* What you should do
Can you transcribe the data exactly? Leave the pictures out.

* Data extract
╔══
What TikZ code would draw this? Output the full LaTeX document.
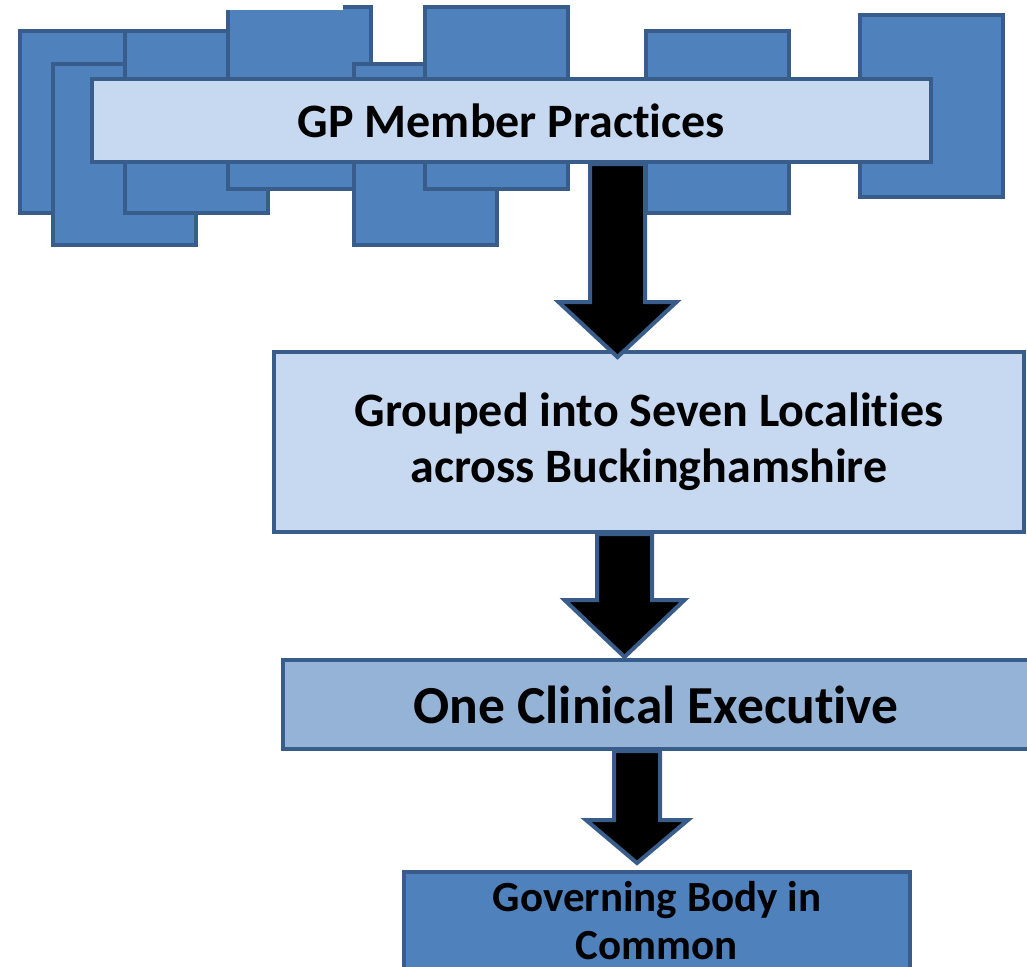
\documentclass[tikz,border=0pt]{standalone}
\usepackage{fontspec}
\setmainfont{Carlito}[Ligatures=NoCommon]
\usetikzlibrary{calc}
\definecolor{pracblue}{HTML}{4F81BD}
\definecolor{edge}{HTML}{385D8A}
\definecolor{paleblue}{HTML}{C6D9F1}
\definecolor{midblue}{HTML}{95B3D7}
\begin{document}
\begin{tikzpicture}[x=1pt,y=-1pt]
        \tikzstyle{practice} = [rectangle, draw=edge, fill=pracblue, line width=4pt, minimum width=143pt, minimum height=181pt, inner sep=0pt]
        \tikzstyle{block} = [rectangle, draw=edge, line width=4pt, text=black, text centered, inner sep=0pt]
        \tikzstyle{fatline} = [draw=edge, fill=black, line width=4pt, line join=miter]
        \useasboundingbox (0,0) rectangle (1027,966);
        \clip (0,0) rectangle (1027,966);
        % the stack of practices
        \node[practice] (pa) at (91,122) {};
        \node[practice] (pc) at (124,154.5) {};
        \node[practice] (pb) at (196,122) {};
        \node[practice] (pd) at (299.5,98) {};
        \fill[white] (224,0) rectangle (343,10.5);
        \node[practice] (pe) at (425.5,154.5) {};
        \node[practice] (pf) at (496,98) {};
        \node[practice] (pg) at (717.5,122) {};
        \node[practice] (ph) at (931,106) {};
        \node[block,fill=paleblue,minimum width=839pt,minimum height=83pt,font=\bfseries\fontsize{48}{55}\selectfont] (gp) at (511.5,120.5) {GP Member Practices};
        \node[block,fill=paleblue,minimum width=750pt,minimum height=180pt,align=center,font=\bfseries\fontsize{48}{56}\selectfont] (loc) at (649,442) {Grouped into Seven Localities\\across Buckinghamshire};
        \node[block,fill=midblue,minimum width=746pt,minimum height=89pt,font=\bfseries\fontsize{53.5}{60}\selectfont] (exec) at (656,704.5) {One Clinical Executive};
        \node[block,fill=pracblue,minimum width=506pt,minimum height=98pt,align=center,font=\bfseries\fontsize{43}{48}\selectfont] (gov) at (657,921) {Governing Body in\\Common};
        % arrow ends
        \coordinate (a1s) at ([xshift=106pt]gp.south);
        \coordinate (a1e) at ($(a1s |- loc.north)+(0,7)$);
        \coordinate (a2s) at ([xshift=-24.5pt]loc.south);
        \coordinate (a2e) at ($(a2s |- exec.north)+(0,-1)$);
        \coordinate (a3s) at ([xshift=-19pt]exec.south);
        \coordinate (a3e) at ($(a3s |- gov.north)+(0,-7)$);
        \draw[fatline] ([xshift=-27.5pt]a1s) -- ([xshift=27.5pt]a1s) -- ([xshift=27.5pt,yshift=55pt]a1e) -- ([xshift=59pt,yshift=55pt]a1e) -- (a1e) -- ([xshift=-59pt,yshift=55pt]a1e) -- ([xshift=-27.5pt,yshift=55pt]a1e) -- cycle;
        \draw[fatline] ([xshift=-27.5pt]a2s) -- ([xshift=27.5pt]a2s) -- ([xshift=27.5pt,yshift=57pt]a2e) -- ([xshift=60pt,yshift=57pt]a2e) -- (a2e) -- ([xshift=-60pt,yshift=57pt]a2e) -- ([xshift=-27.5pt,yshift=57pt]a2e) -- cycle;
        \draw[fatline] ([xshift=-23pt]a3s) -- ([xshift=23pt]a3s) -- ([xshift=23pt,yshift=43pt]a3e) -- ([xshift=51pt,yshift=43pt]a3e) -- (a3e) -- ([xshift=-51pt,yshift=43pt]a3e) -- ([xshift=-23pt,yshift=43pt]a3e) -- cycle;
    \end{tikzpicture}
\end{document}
╚══
* Written answer
What TikZ code would draw this? Output the full LaTeX document.
\documentclass[tikz,border=0pt]{standalone}
\usepackage{fontspec}
\setmainfont{Carlito}[Ligatures=NoCommon]
\usetikzlibrary{calc}
\definecolor{pracblue}{HTML}{4F81BD}
\definecolor{edge}{HTML}{385D8A}
\definecolor{paleblue}{HTML}{C6D9F1}
\definecolor{midblue}{HTML}{95B3D7}
\begin{document}
\begin{tikzpicture}[x=1pt,y=-1pt]
        \tikzstyle{practice} = [rectangle, draw=edge, fill=pracblue, line width=4pt, minimum width=143pt, minimum height=181pt, inner sep=0pt]
        \tikzstyle{block} = [rectangle, draw=edge, line width=4pt, text=black, text centered, inner sep=0pt]
        \tikzstyle{fatline} = [draw=edge, fill=black, line width=4pt, line join=miter]
        \useasboundingbox (0,0) rectangle (1027,966);
        \clip (0,0) rectangle (1027,966);
        % the stack of practices
        \node[practice] (pa) at (91,122) {};
        \node[practice] (pc) at (124,154.5) {};
        \node[practice] (pb) at (196,122) {};
        \node[practice] (pd) at (299.5,98) {};
        \fill[white] (224,0) rectangle (343,10.5);
        \node[practice] (pe) at (425.5,154.5) {};
        \node[practice] (pf) at (496,98) {};
        \node[practice] (pg) at (717.5,122) {};
        \node[practice] (ph) at (931,106) {};
        \node[block,fill=paleblue,minimum width=839pt,minimum height=83pt,font=\bfseries\fontsize{48}{55}\selectfont] (gp) at (511.5,120.5) {GP Member Practices};
        \node[block,fill=paleblue,minimum width=750pt,minimum height=180pt,align=center,font=\bfseries\fontsize{48}{56}\selectfont] (loc) at (649,442) {Grouped into Seven Localities\\across Buckinghamshire};
        \node[block,fill=midblue,minimum width=746pt,minimum height=89pt,font=\bfseries\fontsize{53.5}{60}\selectfont] (exec) at (656,704.5) {One Clinical Executive};
        \node[block,fill=pracblue,minimum width=506pt,minimum height=98pt,align=center,font=\bfseries\fontsize{43}{48}\selectfont] (gov) at (657,921) {Governing Body in\\Common};
        % arrow ends
        \coordinate (a1s) at ([xshift=106pt]gp.south);
        \coordinate (a1e) at ($(a1s |- loc.north)+(0,7)$);
        \coordinate (a2s) at ([xshift=-24.5pt]loc.south);
        \coordinate (a2e) at ($(a2s |- exec.north)+(0,-1)$);
        \coordinate (a3s) at ([xshift=-19pt]exec.south);
        \coordinate (a3e) at ($(a3s |- gov.north)+(0,-7)$);
        \draw[fatline] ([xshift=-27.5pt]a1s) -- ([xshift=27.5pt]a1s) -- ([xshift=27.5pt,yshift=55pt]a1e) -- ([xshift=59pt,yshift=55pt]a1e) -- (a1e) -- ([xshift=-59pt,yshift=55pt]a1e) -- ([xshift=-27.5pt,yshift=55pt]a1e) -- cycle;
        \draw[fatline] ([xshift=-27.5pt]a2s) -- ([xshift=27.5pt]a2s) -- ([xshift=27.5pt,yshift=57pt]a2e) -- ([xshift=60pt,yshift=57pt]a2e) -- (a2e) -- ([xshift=-60pt,yshift=57pt]a2e) -- ([xshift=-27.5pt,yshift=57pt]a2e) -- cycle;
        \draw[fatline] ([xshift=-23pt]a3s) -- ([xshift=23pt]a3s) -- ([xshift=23pt,yshift=43pt]a3e) -- ([xshift=51pt,yshift=43pt]a3e) -- (a3e) -- ([xshift=-51pt,yshift=43pt]a3e) -- ([xshift=-23pt,yshift=43pt]a3e) -- cycle;
    \end{tikzpicture}
\end{document}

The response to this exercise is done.